En muchas ocasiones se ha comparado esa realidad fenoménica con un inmenso sueño cósmico proyectado desde el Sí mismo. Así, se ha planteado que el universo es "un gran sueño soñado por un único ser en el que todos los personajes también están soñando". Todo sucede como si el único Yo infinito estuviera imaginando el mundo a través de sus innumerables reflejos individuales, y la totalidad de los elementos parciales se unieran, de este modo, en una gran sinfonía global. La principal diferencia entre el gran sueño universal que construimos entre todos en el estado de vigilia, y el pequeño sueño personal de nuestro particular estado onírico, sería el ámbito del soñador.

Puede resultar sugerente establecer esta similitud entre las experiencias de vigilia y de sueño, como hemos apuntado en las primeras frases de este ensayo. Sería una forma de intuir que nuestra actual convicción de ser entes finitos enfrentados a un mundo externo, substancial e independiente, podría ser realmente, un puro sueño del eternamente despierto Sí mismo, un mero juego de formas fugaces en, de y para la inmutable energía-conciencia originaria, un creativo artificio de la infinita vacuidad divina para contemplar su rostro invisible.
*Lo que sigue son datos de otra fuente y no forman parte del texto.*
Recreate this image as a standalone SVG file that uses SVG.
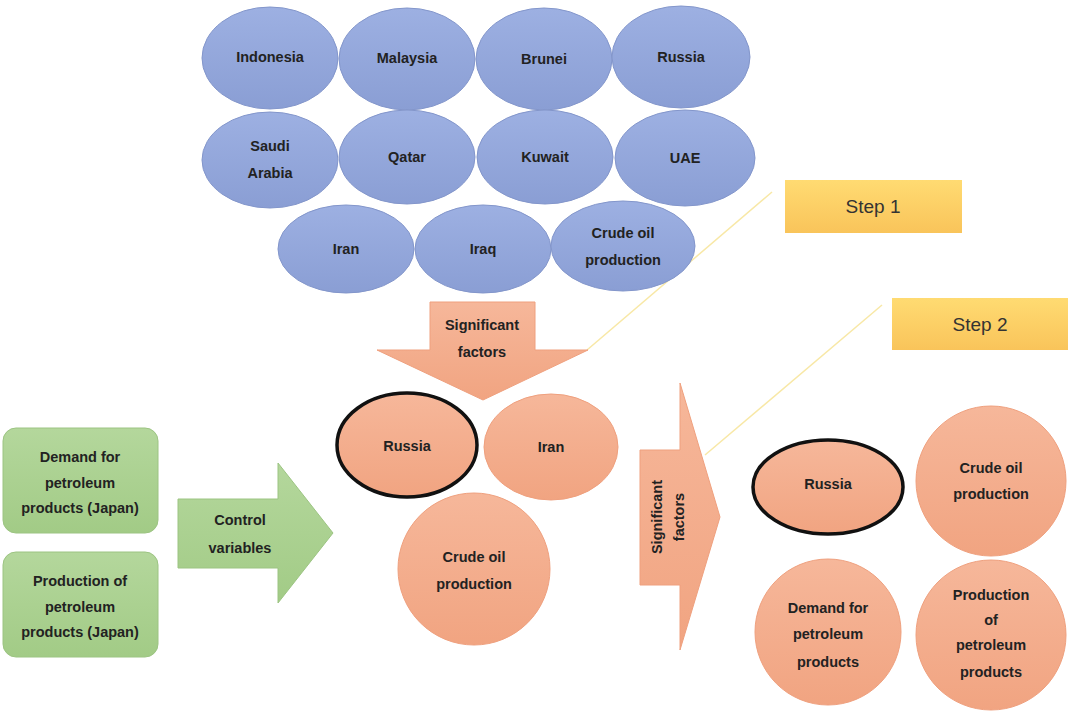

En el fondo, no somos ningún personaje o imagen del sueño cósmico, sino que nuestro verdadero Yo es quien está soñando el universo entero, momento a momento. Cuando permanecemos desidentificados de todo, al no limitar nuestra identidad a una parte del paisaje total, descubrimos, más allá de cualquier género de duda, que todo cuanto se ve en el gran sueño del mundo existe, íntegramente, en nuestro Sí mismo eternamente lúcido. "Sólo con un gran despertar se puede comprender el gran sueño que vivimos", se dice en un antiguo texto taoísta. La iluminación, el "despertar", tiene lugar, precisamente, en ese instante sin tiempo en el que surge la completa certidumbre, la diáfana evidencia, de que somos el soñador de la totalidad del mundo de las formas, y de que siempre lo hemos sido, aunque no aparentáramos darnos cuenta de ello. Pero, ciertamente, aquí y ahora, ya somos Eso.